The marketing spin on almost every product out there seems to be saying one thing but meaning another. For Pete's sake, the sea turtle that gets killed with a water bottle that has 25% less plastic than the competitor is just as dead. Why do we not focus on the ever-increasing number of discarded water bottles because they break before they can be used? Thus causing an uptick in dead sea turtles. Let us be honest: water companies. You are moving a product that is a convenience. To lessen the guilt about choosing convenience and cutting down on your materials to produce, you put an environmental spin on it. I think that the small coffee industry needs to take a stand and start the rumor that those damn little single-brew cups are getting stuck in the blowholes of dolphins. That would certainly cut down on plastic use.
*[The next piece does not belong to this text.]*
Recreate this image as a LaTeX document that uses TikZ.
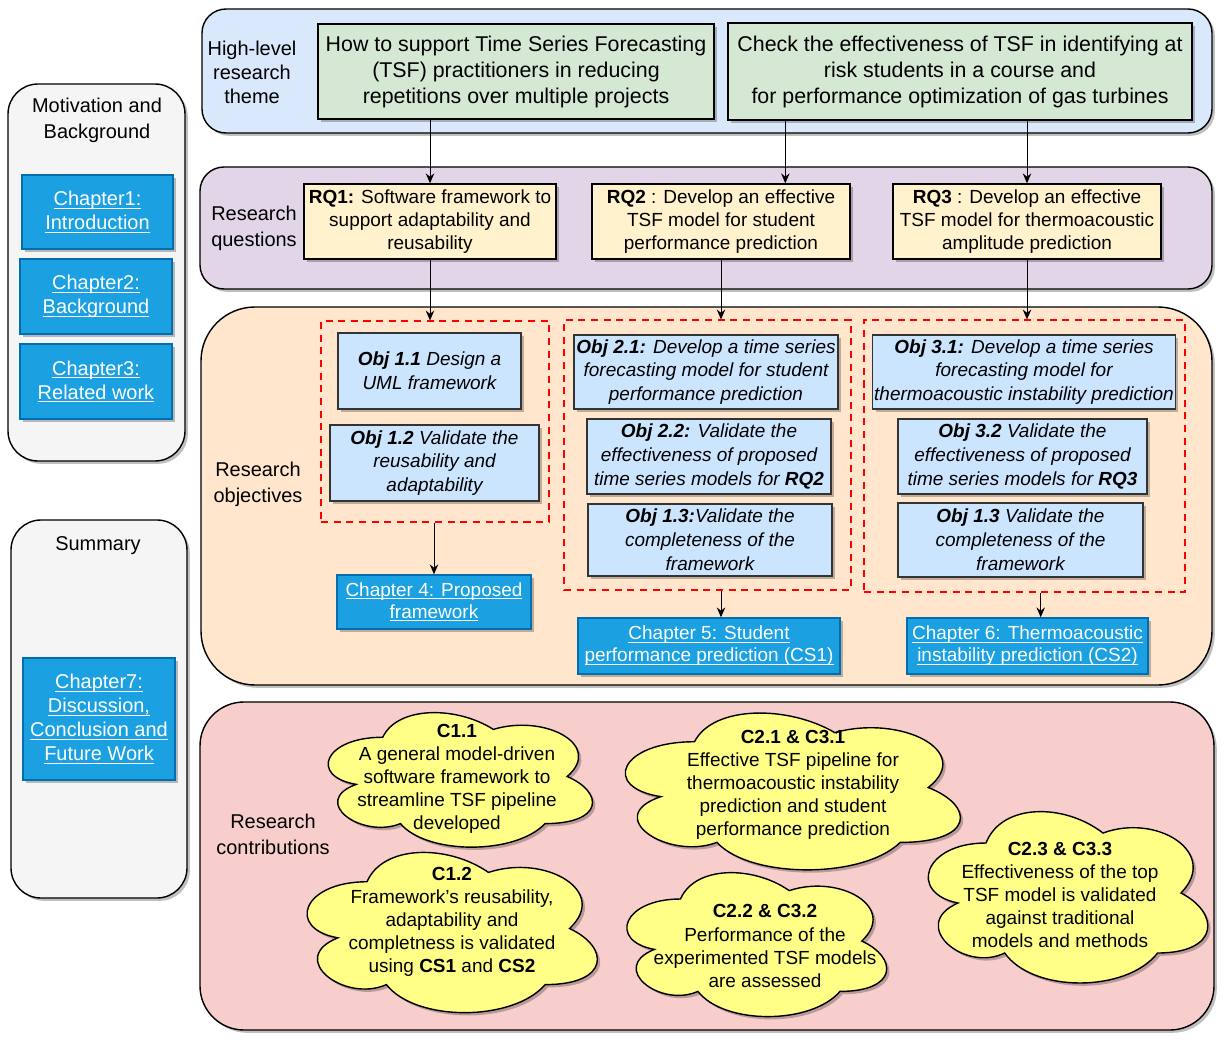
\documentclass[tikz,border=0pt]{standalone}
\usepackage{fontspec}
\setmainfont{Liberation Sans}
\usetikzlibrary{positioning}
\usetikzlibrary{shadows}
\usetikzlibrary{arrows.meta}

\definecolor{themeblue}{HTML}{DAE8FC}
\definecolor{themegreen}{HTML}{D5E8D4}
\definecolor{rqpurple}{HTML}{E1D5E7}
\definecolor{rqyellow}{HTML}{FFF2CC}
\definecolor{objorange}{HTML}{FFE6CC}
\definecolor{objblue}{HTML}{CCE5FF}
\definecolor{contribpink}{HTML}{F8CECC}
\definecolor{cloudyellow}{HTML}{FFFF88}
\definecolor{sidegray}{HTML}{F5F5F5}
\definecolor{chapblue}{HTML}{1BA1E2}
\definecolor{chapborder}{HTML}{006EAF}

% underlined link text
\newcommand{\chapline}[1]{\setbox0\hbox{#1}\leavevmode\rlap{\rule[-2pt]{\wd0}{0.6pt}}\box0}

% cloud in the box (x,y,w,h), centre named #1
\newcommand{\tsfcloud}[5]{%
  \draw[cloudline] ({#2+0.25*#4},{#3+0.25*#5})
    .. controls ({#2+0.05*#4},{#3+0.25*#5}) and ({#2},{#3+0.5*#5}) .. ({#2+0.16*#4},{#3+0.55*#5})
    .. controls ({#2},{#3+0.66*#5}) and ({#2+0.18*#4},{#3+0.9*#5}) .. ({#2+0.31*#4},{#3+0.8*#5})
    .. controls ({#2+0.4*#4},{#3+#5}) and ({#2+0.7*#4},{#3+#5}) .. ({#2+0.8*#4},{#3+0.8*#5})
    .. controls ({#2+#4},{#3+0.8*#5}) and ({#2+#4},{#3+0.6*#5}) .. ({#2+0.875*#4},{#3+0.5*#5})
    .. controls ({#2+#4},{#3+0.3*#5}) and ({#2+0.8*#4},{#3+0.1*#5}) .. ({#2+0.625*#4},{#3+0.2*#5})
    .. controls ({#2+0.5*#4},{#3+0.05*#5}) and ({#2+0.3*#4},{#3+0.05*#5}) .. ({#2+0.25*#4},{#3+0.25*#5})
    -- cycle;
  \coordinate (#1) at ({#2+0.5*#4},{#3+0.5*#5});}

\tikzset{
  wh/.style 2 args={minimum width=#1*0.025cm, minimum height=#2*0.025cm},
  softshadow/.style={drop shadow={shadow xshift=2pt,shadow yshift=-2pt,fill=black,opacity=0.25}},
  panel/.style={draw, line width=1pt, rounded corners=#1, softshadow},
  lbl/.style={align=center, font=\fontsize{14.2}{18.5}\selectfont},
  themebox/.style={draw, line width=1pt, fill=themegreen, softshadow, align=center, font=\fontsize{15.2}{18.5}\selectfont},
  rqbox/.style={draw, line width=1pt, fill=rqyellow, softshadow, align=center, font=\fontsize{13.5}{16.4}\selectfont, inner sep=1pt},
  objbox/.style={draw=black!80, line width=1pt, fill=objblue, softshadow, align=center, font=\fontsize{13.5}{17}\selectfont\itshape, inner sep=1pt},
  chapbox/.style={draw=chapborder, line width=1pt, fill=chapblue, text=white, softshadow, align=center, font=\fontsize{13.5}{15.6}\selectfont, inner sep=1pt},
  sidechap/.style={chapbox, font=\fontsize{14.2}{17}\selectfont},
  objgroup/.style={draw=red, dash pattern=on 5pt off 4pt, line width=0.8pt},
  cloudline/.style={draw, line width=1pt, fill=cloudyellow, softshadow},
  ctext/.style={align=center, font=\fontsize{13.5}{16.4}\selectfont},
  arr/.style={-{Stealth[length=7pt,width=6pt]}, line width=0.7pt},
}

\begin{document}
\begin{tikzpicture}[x=0.025cm,y=-0.025cm]
\useasboundingbox (0,0) rectangle (1224,1044);

% left column
\node[panel=0.75cm, fill=sidegray, wh={177}{377}] (motiv) at (96.5,272.5) {};
\node[lbl] (motivlbl) at (97,120) {Motivation and\\Background};
\node[sidechap, wh={151}{74}] (ch1) at (97.5,212) {\chapline{Chapter1:}\\\chapline{Introduction}};
\node[sidechap, wh={152}{75}] (ch2) at (96,296.5) {\chapline{Chapter2:}\\\chapline{Background}};
\node[sidechap, wh={152}{75}] (ch3) at (96,381.5) {\chapline{Chapter3:}\\\chapline{Related work}};

\node[panel=0.75cm, fill=sidegray, wh={176}{378}] (summ) at (99,709) {};
\node[lbl] (summlbl) at (98,546) {Summary};
\node[sidechap, wh={152}{122}] (ch7) at (99,719) {\chapline{Chapter7:}\\\chapline{Discussion,}\\\chapline{Conclusion and}\\\chapline{Future Work}};

% research theme
\node[panel=0.6cm, fill=themeblue, wh={1010}{124}] (theme) at (707,71) {};
\node[lbl, font=\fontsize{14.2}{17}\selectfont] (themelbl) at (252,72) {High-level\\research\\theme};
\node[themebox, wh={396}{95}] (g1) at (516,71.5) {How to support Time Series Forecasting\\(TSF) practitioners in reducing\\repetitions over multiple projects};
\node[themebox, wh={464}{97}] (g2) at (960,71.5) {Check the effectiveness of TSF in identifying at\\risk students in a course and\\for performance optimization of gas turbines};

% research questions
\node[panel=0.6cm, fill=rqpurple, wh={1012}{122}] (rqpanel) at (706,228) {};
\node[lbl] (rqlbl) at (254,228) {Research\\questions};
\node[rqbox, wh={252}{75}] (rq1) at (430,221.5) {\textbf{RQ1:} Software framework to\\support adaptability and\\reusability};
\node[rqbox, wh={258}{75}] (rq2) at (721,221.5) {\textbf{RQ2} : Develop an effective\\TSF model for student\\performance prediction};
\node[rqbox, wh={268}{75}] (rq3) at (1027,221.5) {\textbf{RQ3} : Develop an effective\\TSF model for thermoacoustic\\amplitude prediction};

% research objectives
\node[panel=1.35cm, fill=objorange, wh={1011}{378}] (objpanel) at (706.5,496) {};
\node[lbl] (objlbl) at (258,484) {Research\\objectives};
\node[objgroup, wh={228}{201}] (grp1) at (435,421.5) {};
\node[objbox, wh={183}{76}] (o11) at (429.5,371) {\textbf{Obj 1.1} Design a\\UML framework};
\node[objbox, wh={209}{76}] (o12) at (434.5,463) {\textbf{Obj 1.2} Validate the\\reusability and\\adaptability};
\node[chapbox, wh={194}{54}] (ch4) at (434,602) {\chapline{Chapter 4: Proposed}\\\chapline{framework}};

\node[objgroup, wh={287}{270}] (grp2) at (707.5,455) {};
\node[objbox, wh={264}{74}] (o21) at (706,372) {\textbf{Obj 2.1:} Develop a time series\\forecasting model for student\\performance prediction};
\node[objbox, wh={244}{75}] (o22) at (709,456.5) {\textbf{Obj 2.2:} Validate the\\effectiveness of proposed\\time series models for \textbf{RQ2}};
\node[objbox, wh={244}{72}] (o13a) at (710,540) {\textbf{Obj 1.3:}Validate the\\completeness of the\\framework};
\node[chapbox, wh={262}{56}] (ch5) at (709,646) {\chapline{Chapter 5: Student}\\\chapline{performance prediction (CS1)}};

\node[objgroup, wh={321}{272}] (grp3) at (1024.5,456) {};
\node[objbox, wh={302}{74}] (o31) at (1024,372) {\textbf{Obj 3.1:} Develop a time series\\forecasting model for\\thermoacoustic instability prediction};
\node[objbox, wh={249}{75}] (o32) at (1022.5,456.5) {\textbf{Obj 3.2} Validate the\\effectiveness of proposed\\time series models for \textbf{RQ3}};
\node[objbox, wh={245}{74}] (o13b) at (1020.5,540) {\textbf{Obj 1.3} Validate the\\completeness of the\\framework};
\node[chapbox, wh={241}{56}] (ch6) at (1027.5,646) {\chapline{Chapter 6: Thermoacoustic}\\\chapline{instability prediction (CS2)}};

% research contributions
\node[panel=1.1cm, fill=contribpink, wh={1014}{328}] (conpanel) at (707,866) {};
\node[lbl] (conlbl) at (273,834) {Research\\contributions};
\tsfcloud{c11}{309}{698}{295}{157}
\node[ctext] (c11txt) at (457,779) {\textbf{C1.1}\\A general model-driven\\software framework to\\streamline TSF pipeline\\developed};
\tsfcloud{c12}{286}{835}{324}{187}
\node[ctext] (c12txt) at (452,922) {\textbf{C1.2}\\Framework's reusability,\\adaptability and\\completness is validated\\using \textbf{CS1} and \textbf{CS2}};
\tsfcloud{c21}{601}{696}{374}{183}
\node[ctext] (c21txt) at (793,785) {\textbf{C2.1 \& C3.1}\\Effective TSF pipeline for\\thermoacoustic instability\\prediction and student\\performance prediction};
\tsfcloud{c22}{608}{857}{290}{168}
\node[ctext] (c22txt) at (765,946) {\textbf{C2.2 \& C3.2}\\Performance of the\\experimented TSF models\\are assessed};
\tsfcloud{c23}{908}{793}{312}{200}
\node[ctext] (c23txt) at (1060,895) {\textbf{C2.3 \& C3.3}\\Effectiveness of the top\\TSF model is validated\\against traditional\\models and methods};

% arrows
\draw[arr] (rq1.north |- g1.south) -- (rq1.north);
\draw[arr] ([xshift=1.45cm]g2.south west) -- ([xshift=1.45cm]g2.south west |- rq2.north);
\draw[arr] (rq3.north |- g2.south) -- (rq3.north);
\draw[arr] (rq1.south) -- (rq1.south |- grp1.north);
\draw[arr] (rq2.south) -- (rq2.south |- grp2.north);
\draw[arr] (rq3.south) -- (rq3.south |- grp3.north);
\draw[arr] (grp1.south -| ch4.north) -- (ch4.north);
\draw[arr] (rq2.south |- grp2.south) -- (rq2.south |- ch5.north);
\draw[arr] ([xshift=0.33cm]ch6.north |- grp3.south) -- ([xshift=0.33cm]ch6.north);
\end{tikzpicture}
\end{document}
Those dolphins destroyed the tuna industry when they put their minds to it.


Until next month, upper management and I will continue brainstorming about marketing. It is a rather challenging road for two introverts. I have started to master the art of being critical of big companies' marketing, but that seems to be the limit of my talents. In the meantime, we will keep doing what has worked for us so far: word of mouth. If you have the time to spread a good word about any small business you are a fan of, please do. We probably aren't the only ones wearing too many hats without marketing knowledge. Until next month, stay safe and wash on.